Electric Cars – An Old Idea For A New World
When people hear the term Electric Cars the first thing that pops to mind is usually Tesla or Prius. But the world’s first electric could actually be found all the way back in 1901.
At top speeds of 25mph, the Baker Electric Car was the first of its kind and a trailblazer in electric auto motion. By 1920 there were 15,000 electric cars in the city of New York alone.
Given the strong worldwide focus on reducing greenhouse gasses (GHG), it would be a fair question to ask why electric vehicles didn’t become more popular sooner.
The answer lies in an unfortunate quirk of marketing.
Given the clean, quiet nature of electric cars compared to steam engines, the Baker Electric was primarily marketed to women.
The ease with which electric cars could be operated and the lack of need for a crankshaft to start the engine made electric cars an attractive proposition to women of the time.
The interiors were often decorated in the manner of a middle-class living room – flowers posed in vases inside the car, grand clock-faces kept the driver abreast of the time, and the seats, rather than being dark leather, were furnished with bright, colorful fabrics that one would still find on couches and settees today.
While conspiracy theories abound concerning the influence of the big oil companies, it seems the reason for the electric car’s lack of popularity can be laid at the door of its original marketers.
By the time the electric car had grown in terms of cost-effectiveness and speed, it was already considered to be merely a car for women.
Aesthetics are often key in marketing (as well as every other aspect of life), and the sad fact is that the electric car suffered from an effeminate reputation.
A gas-powered car had the dirty, spluttering roar of the engine; it was loud, it was brash, it was bold.
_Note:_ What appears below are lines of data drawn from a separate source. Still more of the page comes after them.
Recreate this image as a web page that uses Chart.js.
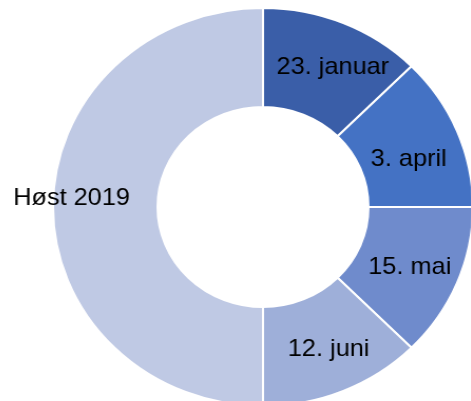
<!DOCTYPE html>
<html lang="no">
<head>
    <meta charset="UTF-8">
    <title>Datoer</title>
    <script src="https://cdn.jsdelivr.net/npm/chart.js"></script>
    <style>
        html, body { margin: 0; padding: 0; background: #fff; overflow: hidden; width: 471px; height: 401px; }
        /* the original picture is stretched a little horizontally */
        #chart { position: absolute; left: 13px; top: 9px; transform: scaleX(1.055); }
    </style>
</head>
<body>
    <canvas id="chart" width="500" height="396"></canvas>

    <script>
        const labels = ['23. januar', '3. april', '15. mai', '12. juni', 'Høst 2019'];
        const values = [1, 1, 1, 1, 4];
        const colors = ['#3a5ea8', '#4472c4', '#6f8bcc', '#9eafd9', '#bfc9e4'];
        // small nudges of each text from the middle of its slice (px)
        const labelNudge = [[9, -2], [0, 10], [1, 3], [5, 4], [-32, -9]];

        // draw the category name on each slice
        const sliceLabels = {
            id: 'sliceLabels',
            afterDatasetsDraw(chart) {
                const ctx = chart.ctx;
                const arcs = chart.getDatasetMeta(0).data;
                ctx.save();
                ctx.font = '24px "Liberation Sans", Arial, sans-serif';
                ctx.fillStyle = '#000';
                ctx.textAlign = 'center';
                ctx.textBaseline = 'middle';
                arcs.forEach((arc, i) => {
                    const p = arc.getProps(['x', 'y', 'startAngle', 'endAngle', 'innerRadius', 'outerRadius']);
                    const a = (p.startAngle + p.endAngle) / 2;
                    const r = (p.innerRadius + p.outerRadius) / 2;
                    const x = p.x + Math.cos(a) * r + labelNudge[i][0];
                    const y = p.y + Math.sin(a) * r + labelNudge[i][1];
                    ctx.fillText(labels[i], x, y);
                });
                ctx.restore();
            }
        };

        new Chart(document.getElementById('chart'), {
            type: 'doughnut',
            data: {
                labels: labels,
                datasets: [{
                    data: values,
                    backgroundColor: colors,
                    borderColor: '#ffffff',
                    borderWidth: 2
                }]
            },
            options: {
                responsive: false,
                animation: false,
                radius: 199,
                cutout: 99,
                layout: { padding: 0 },
                plugins: {
                    legend: { display: false },
                    tooltip: { enabled: false }
                }
            },
            plugins: [sliceLabels]
        });
    </script>
</body>
</html>
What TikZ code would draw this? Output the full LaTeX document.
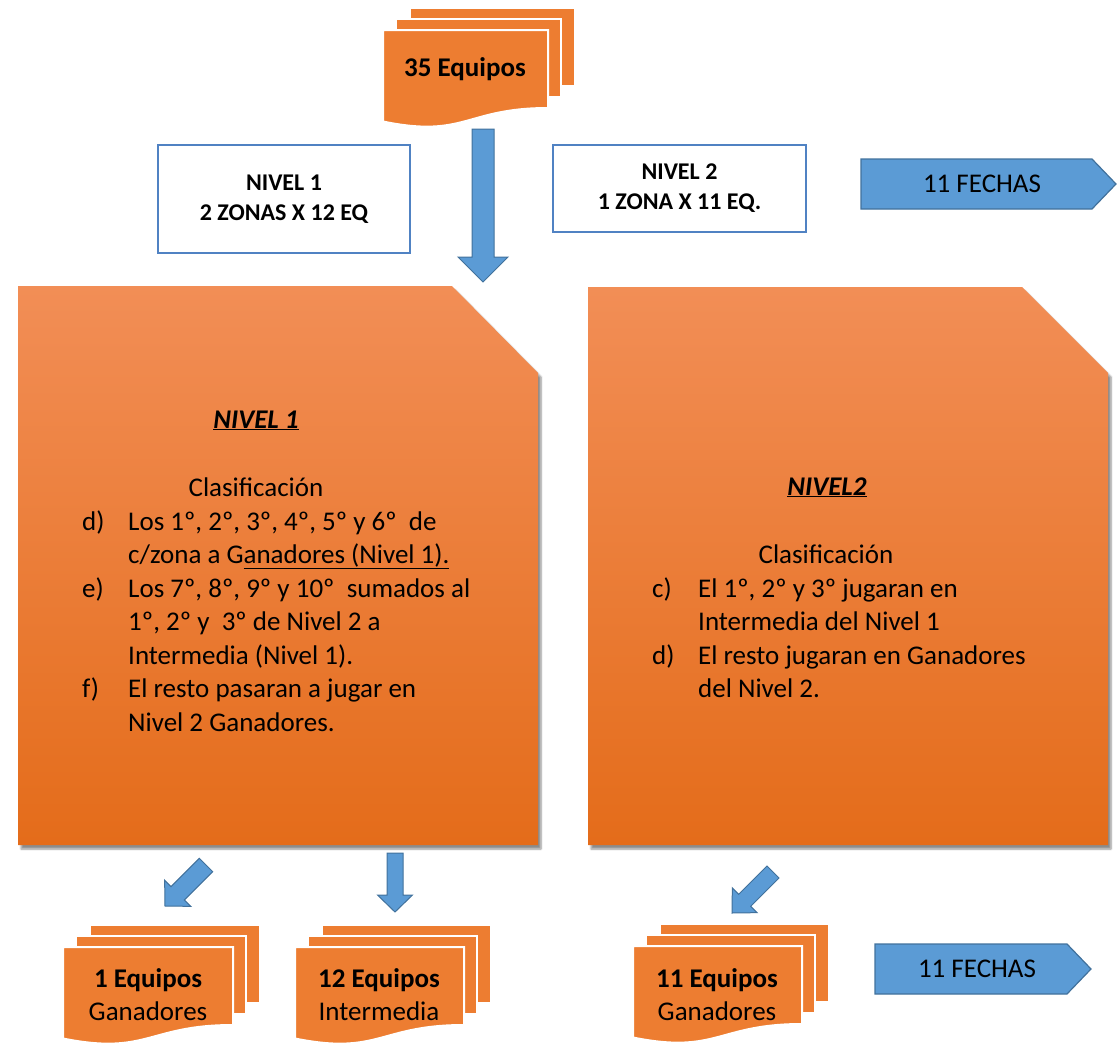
\documentclass[tikz,border=0pt]{standalone}
\usepackage{fontspec}
\setmainfont{Carlito}
\usetikzlibrary{shadows.blur}

\definecolor{pageorange}{RGB}{237,125,49}
\definecolor{snaptop}{RGB}{242,142,86}
\definecolor{snapmid}{RGB}{241,122,44}
\definecolor{snapbot}{RGB}{228,108,26}
\definecolor{arrowblue}{RGB}{91,155,213}
\definecolor{arrowedge}{RGB}{65,113,156}
\definecolor{boxedge}{RGB}{80,130,195}

\tikzset{
  page/.style={fill=pageorange, draw=white, line width=2pt},
  levelbox/.style={draw=boxedge, line width=1.2pt, fill=white, align=center,
    font=\fontsize{24}{30}\selectfont\bfseries, inner sep=0pt},
  snapbox/.style={top color=snaptop, middle color=snapmid, bottom color=snapbot,
    blur shadow={shadow xshift=3pt, shadow yshift=-4pt, shadow blur steps=6, shadow opacity=45}},
  blockarrow/.style={fill=arrowblue, draw=arrowedge, line width=1pt, line join=miter},
  fechasbox/.style={fill=arrowblue, draw=arrowedge, line width=1.2pt, line join=miter},
  big/.style={font=\fontsize{27}{33.5}\selectfont, inner sep=0pt},
}

% tip x, tip y, angle, length, shaft, head width, head length
\newcommand{\blockarrow}[7]{%
  \begin{scope}[shift={(#1,#2)}, rotate=#3]
    \draw[blockarrow] (0,0) -- (-#7,#6/2) -- (-#7,#5/2) -- (-#4,#5/2)
      -- (-#4,-#5/2) -- (-#7,-#5/2) -- (-#7,-#6/2) -- cycle;
  \end{scope}}

% x, y of front page, width
\newcommand{\docstack}[3]{%
  \begin{scope}[shift={(#1,#2)}]
    \path[page] (27,-22) rectangle ++(#3,78);
    \path[page] (13,-11) rectangle ++(#3,78);
    \path[page] (0,0) -- (#3,0) -- (#3,78)
      .. controls (#3*0.5,78) and (#3*0.5,108.5) .. (0,91.5) -- cycle;
  \end{scope}}

\begin{document}
\begin{tikzpicture}[x=1pt, y=-1pt]
    \useasboundingbox (0,0) rectangle (1120,1044);

    % top
    \docstack{383}{30}{165}
    \node[big, anchor=base] (equipos35) at (465,76) {\bfseries 35 Equipos};
    \blockarrow{483}{282}{-90}{153}{22}{50}{25}

    \node[levelbox, minimum width=252pt, minimum height=108pt] (nivel1) at (284,199)
        {NIVEL 1\\2 ZONAS X 12 EQ};
    \node[levelbox, minimum width=253pt, minimum height=87pt] (nivel2) at (679.5,188.5)
        {NIVEL 2\\1 ZONA X 11 EQ.};

    \draw[fechasbox] (861,159) -- (1092,159) -- (1116,184) -- (1092,209) -- (861,209) -- cycle;
    \node[big] (fechas1) at (982,184) {11 FECHAS};

    % big boxes
    \path[snapbox] (18,286) -- (452,286) -- (538,373) -- (538,845) -- (18,845) -- cycle;
    \path[snapbox] (588,287) -- (1022,287) -- (1108,373) -- (1108,845) -- (588,845) -- cycle;

    \node[big, anchor=base] (head1) at (256,428) {\bfseries\itshape\underline{NIVEL 1}};
    \node[big, anchor=base] (clasif1) at (256,496) {Clasificación};
    \node[big, anchor=base west] (reglas1) at (82,530) {%
        \begin{tabular}[t]{@{}p{46pt}@{}l@{}}
        d) & Los 1º, 2º, 3º, 4º, 5º y 6º\ \ de\\
           & c/zona a G\underline{anadores (Nivel 1).}\\
        e) & Los 7º, 8º, 9º y 10º\ \ sumados al\\
           & 1º, 2º y\ \ 3º de Nivel 2 a\\
           & Intermedia (Nivel 1).\\
        f) & El resto pasaran a jugar en\\
           & Nivel 2 Ganadores.
        \end{tabular}};

    \node[big, anchor=base] (head2) at (827,495) {\bfseries\itshape\underline{NIVEL2}};
    \node[big, anchor=base] (clasif2) at (826,563) {Clasificación};
    \node[big, anchor=base west] (reglas2) at (652,597) {%
        \begin{tabular}[t]{@{}p{46pt}@{}l@{}}
        c) & El 1º, 2º y 3º jugaran en\\
           & Intermedia del Nivel 1\\
        d) & El resto jugaran en Ganadores\\
           & del Nivel 2.
        \end{tabular}};

    % bottom
    \blockarrow{165}{906}{-135}{58}{19}{37}{18}
    \blockarrow{395}{912}{-90}{59}{16}{35}{17}
    \blockarrow{732}{913}{-135}{58}{17}{35}{18}

    \docstack{63}{947}{170}
    \docstack{295}{947}{169}
    \docstack{633}{946}{169}

    \node[big, anchor=base] (equipos1) at (148,987) {\bfseries 1 Equipos};
    \node[big, anchor=base] (ganadores1) at (148,1020) {Ganadores};
    \node[big, anchor=base] (equipos12) at (379,987) {\bfseries 12 Equipos};
    \node[big, anchor=base] (intermedia) at (379,1020) {Intermedia};
    \node[big, anchor=base] (equipos11) at (717,987) {\bfseries 11 Equipos};
    \node[big, anchor=base] (ganadores2) at (717,1020) {Ganadores};

    \draw[fechasbox] (875,944) -- (1067,944) -- (1091,969) -- (1067,994) -- (875,994) -- cycle;
    \node[big] (fechas2) at (977,969) {11 FECHAS};
\end{tikzpicture}
\end{document}
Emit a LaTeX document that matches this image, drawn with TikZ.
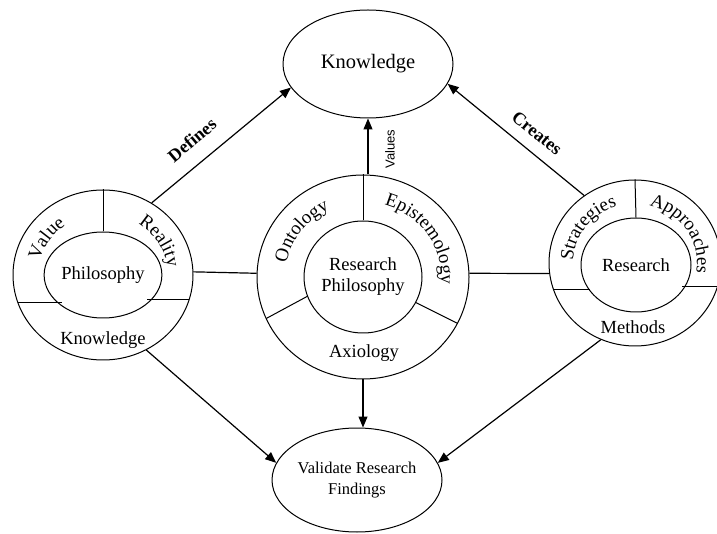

It was a signal to the world, not only of your wealth but of your grit and technological know-how.
Today, GHG emissions have triggered a chain-reaction in global politics.
China has vowed to ban all gas-powered cars by 2020.
Britain and France have promised to ban the manufacture and sale of petrol-based cars by 2040.
Ford, once the pioneers of gasoline cars are increasing their electric car production by hundreds of thousands each year, the latest model in their range is an electric version of the iconic Ford Focus.
The Tesla Roadster recently shot into space by Elon Musk’s SpaceX, may well become a mainstay of our roads in years to come, as well as our solar system.
At the moment, there is still some concern over the electronic car industry’s ability to generate self-sustaining profits without the help of government subsidies. The production plants which produce electric cars are still more costly per unit than their petroleum counterparts, even if the road and fuel costs are cheaper.
Electronic cars are nothing new and have been around since the time of King Edward. But in these new and volatile economic times, it seems that old ideas are finally coming to the forefront.